Hmm... Having fixed the disk image for 720K (sectors=9), Linux 0.01 now loads way further, until a page fault on the stack of a CALL(opcode E8) instruction makes it hang? It now displays a bit more: "Linux 0.01 compiled by GCC version 1.40".
So, it reaches line 93 of init/main.c at least?
That happens at 000F:52A2. ESP is 18EA4. The PDE is 7FE027, the PTE is 18065? The CPL is 3, so it's in user mode at least?
Edit: Input seems to be responsive, but nothing is done?
Edit: OK, a single Ctrl-Alt-Del reboots the machine(instead of MS-DOS/Windows' need of pressing del twice with ctrl+alt pressed). So at least that part is working properly. Perhaps a part on the Init process's fault?
Edit: Hmmm... I see the IRET for bopping down to user mode (during the init process's start, init/main:93, just before the call to fork())?
Edit: Hmmm... The bopping down to user mode seems to have been a success. Then a 32-bit opcode 0x83 follows it.
Edit: Hmmm... I then see it add 8 to ESP(probably cleaing up some more stack), so 18E9C becomes 18EA4. So far at address 000F:5284. Then a MOV EAX,2 instruction. Then a INT 80h is issued(a call down into the Linux kernel). Hmmm... So far everything seems to be fine(at least theoretically).
Edit: Hmmm.... EAX's value is 2 for said syscall. Could that be the fork() system call?
Edit: The syscall seems to return the value 1(the child's PID) in EAX(so it's the parent again that's gotten control back), the value 18EA4 in ESP. The SS value is correctly gone back up to 0x17(the user-mode data segment), so that's successful.
It has now returned to 000F:528E.
Edit: Then a TEST EAX,EAX on the result check.
Edit: Then a JGE 529E, which is taken. So it's determined that the PID is bigger than zero? So it enters the inner of the fork statement?
Edit: Then another TEST EAX,EAX at EIP 529E.
Edit: Then a JNZ 52A7. That's taken.
Edit: Then a MOV EDX,192BC.
Edit: Then a MOV EAX,1D.
Edit: Then a INT 80h is issued. According to the unistd.h header, that's the pause() kernel call. So so far, so good.
Edit: I see the child running(without any IRET from the kernel), which on the call at 000F:52A2 calls 537B immediately causes a page fault. The error code pushed on the stack is 7. The PTE is 18065. The PDE is 7FE027. So present, not writable, user. So that's probably the COW mechanism going into effect?
Edit: I see an IRET to 52A2 again. ESP is returned to 18EA4 again. SS of 0x17. So are all other segment registers.
From F:538A there's an INT 0x80(function 0)? That's setup() being called. Thus it ends up at sys_setup() in hd.c?
Edit: I see an read sectors command to the first hard disk, then an IRET back to 52B3 of task F. So that's the idle task?

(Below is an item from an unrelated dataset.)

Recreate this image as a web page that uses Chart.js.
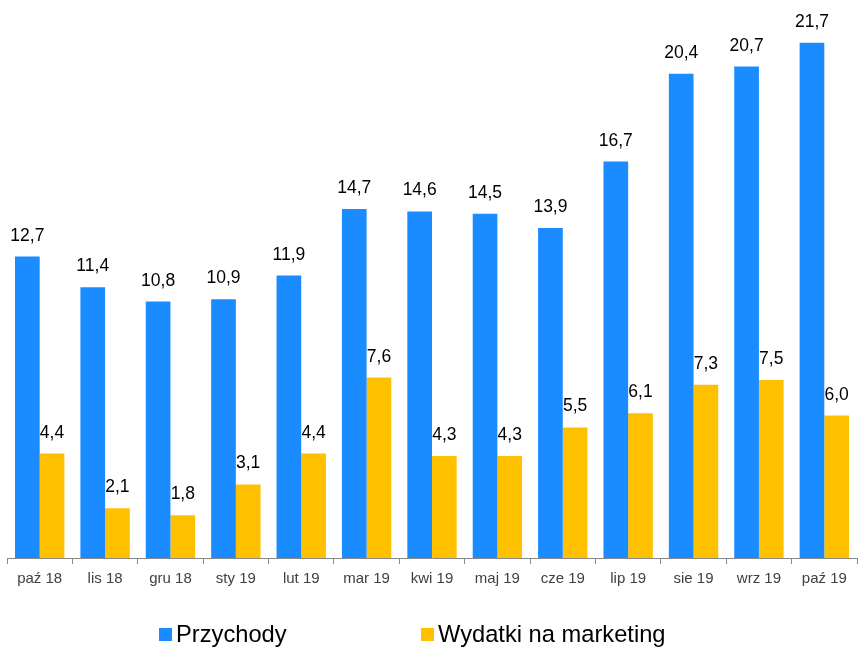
<!DOCTYPE html>
<html>
<head>
<meta charset="utf-8">
<script src="https://cdn.jsdelivr.net/npm/chart.js@4"></script>
<style>
html,body{margin:0;padding:0;background:#fff;}
#wrap{position:relative;width:858px;height:647px;}
</style>
</head>
<body>
<div id="wrap"><canvas id="c"></canvas></div>
<script>
const categories = ['paź 18','lis 18','gru 18','sty 19','lut 19','mar 19','kwi 19','maj 19','cze 19','lip 19','sie 19','wrz 19','paź 19'];
const revenue = [12.7,11.4,10.8,10.9,11.9,14.7,14.6,14.5,13.9,16.7,20.4,20.7,21.7];
const marketing = [4.4,2.1,1.8,3.1,4.4,7.6,4.3,4.3,5.5,6.1,7.3,7.5,6.0];
const seriesNames = ['Przychody','Wydatki na marketing'];
const seriesColors = ['#1a8cff','#ffc000'];

const fmt = v => v.toFixed(1).replace('.', ',');

const labelPlugin = {
  id: 'valueLabels',
  afterDatasetsDraw(chart) {
    const ctx = chart.ctx;
    ctx.save();
    ctx.font = '17.5px "Liberation Sans", Arial, sans-serif';
    ctx.fillStyle = '#000';
    ctx.textAlign = 'center';
    ctx.textBaseline = 'alphabetic';
    chart.data.datasets.forEach((ds, i) => {
      const meta = chart.getDatasetMeta(i);
      meta.data.forEach((bar, j) => {
        ctx.fillText(fmt(ds.data[j]), bar.x, bar.y - 16);
      });
    });
    ctx.restore();
  }
};

const legendPlugin = {
  id: 'customLegend',
  afterDraw(chart) {
    const ctx = chart.ctx;
    ctx.save();
    ctx.font = '23.7px "Liberation Sans", Arial, sans-serif';
    ctx.textBaseline = 'alphabetic';
    ctx.textAlign = 'left';
    const xs = [159, 421];
    chart.data.datasets.forEach((ds, i) => {
      ctx.fillStyle = ds.backgroundColor;
      ctx.fillRect(xs[i], 628, 13, 13);
      ctx.fillStyle = '#000';
      ctx.fillText(ds.label, xs[i] + 17, 642);
    });
    ctx.restore();
  }
};

new Chart(document.getElementById('c'), {
  type: 'bar',
  data: {
    labels: categories,
    datasets: [
      { label: seriesNames[0], data: revenue, backgroundColor: seriesColors[0] },
      { label: seriesNames[1], data: marketing, backgroundColor: seriesColors[1] }
    ]
  },
  options: {
    responsive: true,
    maintainAspectRatio: false,
    animation: false,
    layout: { padding: { left: 7, right: 1, top: 12, bottom: 53 } },
    datasets: { bar: { categoryPercentage: 0.755, barPercentage: 1.0 } },
    plugins: { legend: { display: false }, tooltip: { enabled: false } },
    scales: {
      x: {
        grid: { display: true, drawOnChartArea: false, offset: true, tickLength: 6, color: '#888', lineWidth: 1 },
        border: { display: true, color: '#888', width: 1 },
        ticks: { color: '#404040', font: { size: 15, family: '"Liberation Sans", Arial, sans-serif' }, padding: 6, maxRotation: 0 }
      },
      y: {
        display: false,
        min: 0,
        max: 23
      }
    }
  },
  plugins: [labelPlugin, legendPlugin]
});
</script>
</body>
</html>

Edit: I see another INT 80h, function 1Dh(once again the pause() command). That seems to continue onwards?
Edit: I do see an IRQ0 being thrown. But after that, due to the Visual Studio debugger crashing, the netire debugging process go aborted 🙁
Edit: Looking at the hard disk controller, I see it erroring out on a read sector transfer that's executed? The LBA registers are loaded with values A0A90201h(drivehead(A0), cylinderhigh(A9), cylinderlow(02), sectornumber(01) registers). The hard drive is immediately erroring out, with no interrupt being fired? Perhaps that's the problem? According to the source code, it's trying to read sector #0(the MBR)? The code seems to expect an interrupt always, even if it's an error?

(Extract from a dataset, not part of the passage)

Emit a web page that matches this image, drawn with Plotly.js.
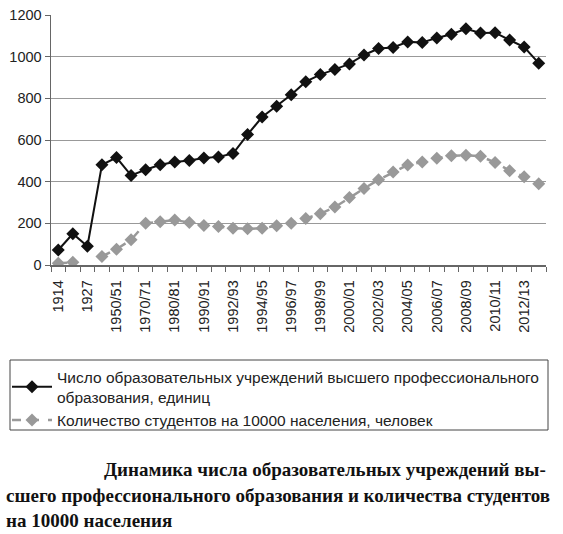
<!DOCTYPE html>
<html><head><meta charset="utf-8">
<script src="https://cdn.plot.ly/plotly-3.0.1.min.js"></script>
<style>body{margin:0;background:#fff}#c{width:563px;height:534px}</style>
</head><body><div id="c"></div>
<script>
const categories = ["1914","1917","1927","1940/41","1950/51","1960/61","1970/71","1975/76","1980/81","1985/86","1990/91","1991/92","1992/93","1993/94","1994/95","1995/96","1996/97","1997/98","1998/99","1999/00","2000/01","2001/02","2002/03","2003/04","2004/05","2005/06","2006/07","2007/08","2008/09","2009/10","2010/11","2011/12","2012/13","2013/14"];
const institutions = [72,150,90,481,516,430,457,481,494,502,514,519,535,626,710,762,817,880,914,939,965,1008,1039,1044,1071,1068,1090,1108,1134,1114,1115,1080,1046,969];
const students = [8,13,null,41,76,121,200,208,216,204,190,185,176,174,176,188,201,223,246,278,324,367,409,446,480,495,513,524,527,522,492,453,424,390];
const tickLabels = categories.map((c,i)=> i%2===0 ? c : "");
const nameA = "Число образовательных учреждений высшего профессионального<br>образования, единиц";
const nameB = "Количество студентов на 10000 населения, человек";

const W = 563, H = 534, L = 51, R = 17, T = 15, B = 269;
const pw = W - L - R, ph = H - T - B;
const px = v => (v - L) / pw;
const py = v => (H - B - v) / ph;

const traces = [
 {x:categories, y:institutions, name:nameA, type:"scatter", mode:"lines+markers",
  line:{color:"#111", width:2}, marker:{symbol:"diamond", size:10, color:"#111"}},
 {x:categories, y:students, name:nameB, type:"scatter", mode:"lines+markers", connectgaps:false,
  line:{color:"#999", width:2.5, dash:"dash"}, marker:{symbol:"diamond", size:10, color:"#999"}}
];
const capFont = {family:"Liberation Serif", size:19, color:"#111"};
const layout = {
 width:W, height:H, margin:{l:L, r:R, t:T, b:B, autoexpand:false},
 paper_bgcolor:"#fff", plot_bgcolor:"#fff",
 font:{family:"Liberation Sans, Arial", size:14.5, color:"#222"},
 showlegend:true,
 xaxis:{type:"category", range:[-0.5, categories.length-0.5], tickvals:categories, ticktext:tickLabels, tickangle:-90,
   tickson:"boundaries", ticks:"outside", ticklen:5, tickcolor:"#666", ticklabelstandoff:8,
   showline:true, linecolor:"#666", linewidth:1.5, showgrid:false, zeroline:false,
   tickfont:{size:14.5, color:"#222"}, automargin:false},
 yaxis:{range:[0,1200], dtick:200, ticks:"outside", ticklen:5, tickcolor:"#666",
   showline:true, linecolor:"#666", linewidth:1.5, showgrid:true, gridcolor:"#999", gridwidth:1,
   zeroline:false, tickfont:{size:14.5, color:"#222"}, automargin:false},
 legend:{xref:"paper", yref:"paper", x:px(7), y:py(360), xanchor:"left", yanchor:"top",
   borderwidth:0, bgcolor:"rgba(0,0,0,0)", font:{size:15.5, color:"#222"},
   tracegroupgap:0, itemwidth:40},
 shapes:[
  {type:"rect", xref:"paper", yref:"paper", x0:px(10), x1:px(548), y0:py(360), y1:py(430),
   line:{color:"#444", width:1}, fillcolor:"rgba(0,0,0,0)"}
 ],
 annotations:[
  {xref:"paper", yref:"paper", x:px(548), y:py(470), xanchor:"right", yanchor:"middle",
   text:"<b>Динамика числа образовательных учреждений вы-</b>", showarrow:false, font:capFont},
  {xref:"paper", yref:"paper", x:px(4), y:py(495), xanchor:"left", yanchor:"middle",
   text:"<b>сшего профессионального образования и количества студентов</b>", showarrow:false, font:capFont},
  {xref:"paper", yref:"paper", x:px(4), y:py(520), xanchor:"left", yanchor:"middle",
   text:"<b>на 10000 населения</b>", showarrow:false, font:capFont}
 ]
};
Plotly.newPlot("c", traces, layout, {displayModeBar:false, staticPlot:true});
</script></body></html>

Edit: Hmmm.... Weird. I see the hard disk registers being written their values for sector #0(using CHS addressing method), but the register queue of the hard disk are completely different?

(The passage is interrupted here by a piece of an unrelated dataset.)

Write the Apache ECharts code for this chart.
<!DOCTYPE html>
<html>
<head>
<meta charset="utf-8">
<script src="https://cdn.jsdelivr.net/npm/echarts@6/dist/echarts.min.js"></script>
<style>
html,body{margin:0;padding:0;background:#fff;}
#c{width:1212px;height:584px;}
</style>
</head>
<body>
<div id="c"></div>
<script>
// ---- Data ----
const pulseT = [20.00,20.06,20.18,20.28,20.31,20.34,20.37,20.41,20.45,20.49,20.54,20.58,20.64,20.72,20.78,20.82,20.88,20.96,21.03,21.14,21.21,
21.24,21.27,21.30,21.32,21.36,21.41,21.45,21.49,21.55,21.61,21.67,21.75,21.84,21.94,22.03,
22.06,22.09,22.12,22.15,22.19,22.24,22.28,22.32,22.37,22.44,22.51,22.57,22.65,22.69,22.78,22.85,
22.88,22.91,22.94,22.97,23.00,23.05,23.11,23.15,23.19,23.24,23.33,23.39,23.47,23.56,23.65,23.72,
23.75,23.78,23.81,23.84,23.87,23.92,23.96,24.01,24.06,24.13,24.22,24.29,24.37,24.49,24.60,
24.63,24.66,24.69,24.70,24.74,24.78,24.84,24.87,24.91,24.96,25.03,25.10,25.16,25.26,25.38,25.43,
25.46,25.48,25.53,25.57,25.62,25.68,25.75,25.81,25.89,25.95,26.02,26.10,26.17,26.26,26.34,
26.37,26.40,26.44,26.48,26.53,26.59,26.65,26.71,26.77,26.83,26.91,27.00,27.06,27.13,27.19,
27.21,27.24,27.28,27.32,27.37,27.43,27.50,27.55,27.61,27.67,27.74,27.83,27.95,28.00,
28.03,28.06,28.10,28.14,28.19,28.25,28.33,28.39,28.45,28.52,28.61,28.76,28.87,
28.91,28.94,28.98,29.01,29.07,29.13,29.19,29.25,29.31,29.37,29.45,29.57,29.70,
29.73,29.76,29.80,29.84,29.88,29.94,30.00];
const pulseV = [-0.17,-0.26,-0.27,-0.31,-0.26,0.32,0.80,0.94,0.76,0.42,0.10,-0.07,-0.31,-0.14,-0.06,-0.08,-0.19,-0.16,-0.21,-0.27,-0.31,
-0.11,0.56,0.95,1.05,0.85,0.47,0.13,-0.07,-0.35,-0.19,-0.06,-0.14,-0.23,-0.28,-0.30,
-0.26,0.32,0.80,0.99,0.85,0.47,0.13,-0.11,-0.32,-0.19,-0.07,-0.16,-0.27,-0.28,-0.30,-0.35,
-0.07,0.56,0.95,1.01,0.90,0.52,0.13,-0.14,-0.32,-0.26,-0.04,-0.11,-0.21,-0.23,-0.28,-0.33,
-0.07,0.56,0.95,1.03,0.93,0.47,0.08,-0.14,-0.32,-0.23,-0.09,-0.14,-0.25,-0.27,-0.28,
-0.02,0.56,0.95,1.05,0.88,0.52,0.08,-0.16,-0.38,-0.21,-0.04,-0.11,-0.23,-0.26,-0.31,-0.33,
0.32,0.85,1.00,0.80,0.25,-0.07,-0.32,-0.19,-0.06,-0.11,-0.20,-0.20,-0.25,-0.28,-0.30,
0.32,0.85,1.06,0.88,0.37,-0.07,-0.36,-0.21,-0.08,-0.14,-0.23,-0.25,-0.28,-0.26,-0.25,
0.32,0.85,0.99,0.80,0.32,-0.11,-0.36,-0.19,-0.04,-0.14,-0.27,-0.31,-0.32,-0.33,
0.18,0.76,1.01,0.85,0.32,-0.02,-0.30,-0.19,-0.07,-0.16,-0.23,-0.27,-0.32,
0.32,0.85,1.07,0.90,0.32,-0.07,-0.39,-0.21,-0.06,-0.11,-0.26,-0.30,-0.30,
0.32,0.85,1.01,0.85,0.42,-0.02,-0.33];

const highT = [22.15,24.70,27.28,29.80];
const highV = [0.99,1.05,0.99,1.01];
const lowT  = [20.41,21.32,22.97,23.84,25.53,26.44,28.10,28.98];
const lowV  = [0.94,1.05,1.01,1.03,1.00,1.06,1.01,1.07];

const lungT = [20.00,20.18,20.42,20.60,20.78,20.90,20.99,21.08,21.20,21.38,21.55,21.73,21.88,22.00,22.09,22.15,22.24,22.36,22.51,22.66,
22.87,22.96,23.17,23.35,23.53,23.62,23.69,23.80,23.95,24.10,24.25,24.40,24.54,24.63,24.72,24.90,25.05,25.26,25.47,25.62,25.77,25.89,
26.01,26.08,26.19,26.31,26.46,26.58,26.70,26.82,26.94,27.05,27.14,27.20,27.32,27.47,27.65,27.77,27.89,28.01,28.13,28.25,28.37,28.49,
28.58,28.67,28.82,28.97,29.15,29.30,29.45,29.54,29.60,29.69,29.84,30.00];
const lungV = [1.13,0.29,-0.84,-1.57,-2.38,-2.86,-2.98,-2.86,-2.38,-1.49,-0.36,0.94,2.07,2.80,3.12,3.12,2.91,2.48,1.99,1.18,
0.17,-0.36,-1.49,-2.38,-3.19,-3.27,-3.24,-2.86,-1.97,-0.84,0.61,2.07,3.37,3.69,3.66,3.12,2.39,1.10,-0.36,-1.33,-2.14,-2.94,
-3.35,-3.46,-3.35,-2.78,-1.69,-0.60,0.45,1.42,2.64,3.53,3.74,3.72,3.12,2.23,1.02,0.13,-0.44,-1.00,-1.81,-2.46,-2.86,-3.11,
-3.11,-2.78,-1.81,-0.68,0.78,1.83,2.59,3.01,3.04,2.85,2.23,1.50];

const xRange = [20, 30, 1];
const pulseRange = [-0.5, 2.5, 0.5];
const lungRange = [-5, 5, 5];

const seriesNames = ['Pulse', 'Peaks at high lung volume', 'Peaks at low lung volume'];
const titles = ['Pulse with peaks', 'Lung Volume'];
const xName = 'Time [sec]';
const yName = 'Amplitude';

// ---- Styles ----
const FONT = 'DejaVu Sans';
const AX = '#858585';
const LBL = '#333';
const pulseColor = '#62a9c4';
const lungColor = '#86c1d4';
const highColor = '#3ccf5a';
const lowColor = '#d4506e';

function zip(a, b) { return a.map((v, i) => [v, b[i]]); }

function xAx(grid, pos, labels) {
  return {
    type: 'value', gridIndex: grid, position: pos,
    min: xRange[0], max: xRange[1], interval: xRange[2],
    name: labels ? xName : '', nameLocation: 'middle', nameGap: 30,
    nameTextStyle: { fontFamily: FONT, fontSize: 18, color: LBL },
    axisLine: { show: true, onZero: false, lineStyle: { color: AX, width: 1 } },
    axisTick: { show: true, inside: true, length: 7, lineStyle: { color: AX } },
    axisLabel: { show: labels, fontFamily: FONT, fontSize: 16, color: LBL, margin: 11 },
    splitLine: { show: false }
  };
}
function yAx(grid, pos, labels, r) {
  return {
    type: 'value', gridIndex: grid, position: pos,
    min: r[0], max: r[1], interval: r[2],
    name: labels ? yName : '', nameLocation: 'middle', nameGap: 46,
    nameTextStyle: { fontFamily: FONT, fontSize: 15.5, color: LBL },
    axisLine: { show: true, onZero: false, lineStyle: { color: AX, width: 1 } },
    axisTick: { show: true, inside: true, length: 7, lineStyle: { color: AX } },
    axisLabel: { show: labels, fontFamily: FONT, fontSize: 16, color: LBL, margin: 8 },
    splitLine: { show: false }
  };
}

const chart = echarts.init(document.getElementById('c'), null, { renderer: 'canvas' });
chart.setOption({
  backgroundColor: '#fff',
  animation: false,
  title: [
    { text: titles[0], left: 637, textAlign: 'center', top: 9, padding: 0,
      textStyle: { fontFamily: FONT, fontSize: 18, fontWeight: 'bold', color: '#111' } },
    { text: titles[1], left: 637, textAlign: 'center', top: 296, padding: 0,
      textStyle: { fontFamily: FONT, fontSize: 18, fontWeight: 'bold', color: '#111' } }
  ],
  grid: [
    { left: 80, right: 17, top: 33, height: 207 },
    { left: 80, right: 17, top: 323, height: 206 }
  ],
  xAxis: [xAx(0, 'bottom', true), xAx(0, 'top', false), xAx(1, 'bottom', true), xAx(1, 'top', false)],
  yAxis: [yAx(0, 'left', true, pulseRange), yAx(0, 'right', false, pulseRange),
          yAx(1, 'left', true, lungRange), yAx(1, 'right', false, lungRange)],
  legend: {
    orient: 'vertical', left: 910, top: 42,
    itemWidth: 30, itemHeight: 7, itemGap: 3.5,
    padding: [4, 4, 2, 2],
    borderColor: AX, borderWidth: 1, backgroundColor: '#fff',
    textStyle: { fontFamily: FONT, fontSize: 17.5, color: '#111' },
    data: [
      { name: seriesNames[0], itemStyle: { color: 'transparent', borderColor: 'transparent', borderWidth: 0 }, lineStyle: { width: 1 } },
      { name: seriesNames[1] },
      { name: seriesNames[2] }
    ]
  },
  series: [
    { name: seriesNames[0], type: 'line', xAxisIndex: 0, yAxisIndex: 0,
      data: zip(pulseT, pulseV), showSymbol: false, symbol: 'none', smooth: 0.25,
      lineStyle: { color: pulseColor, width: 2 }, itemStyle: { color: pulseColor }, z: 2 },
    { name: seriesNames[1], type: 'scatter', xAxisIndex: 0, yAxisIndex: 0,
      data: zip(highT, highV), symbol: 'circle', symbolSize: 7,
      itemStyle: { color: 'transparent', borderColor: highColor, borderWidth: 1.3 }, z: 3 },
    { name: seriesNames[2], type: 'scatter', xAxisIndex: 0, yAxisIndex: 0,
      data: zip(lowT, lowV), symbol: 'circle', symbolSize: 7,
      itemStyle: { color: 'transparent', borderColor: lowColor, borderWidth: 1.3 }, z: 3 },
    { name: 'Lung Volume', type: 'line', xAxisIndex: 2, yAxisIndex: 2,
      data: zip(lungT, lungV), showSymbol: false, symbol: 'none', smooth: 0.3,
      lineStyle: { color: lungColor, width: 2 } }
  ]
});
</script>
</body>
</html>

Edit: Aha! It's just writing it's parameters to the hard disk, BUT it's writing to the primary slave, while it's supposed to be writing to the Primary Master! When it's written all data to the primary slave, then writing the data for the primary master's drive/head register, switching the drive to the primary master(incurring a slight delay on the hard disk). Then(with all data entered into the primary slave) it's written the drive/head register only, finally executing a command to the primary master(0x20 read sector(s) command), while almost all registers are left in an unidentified state!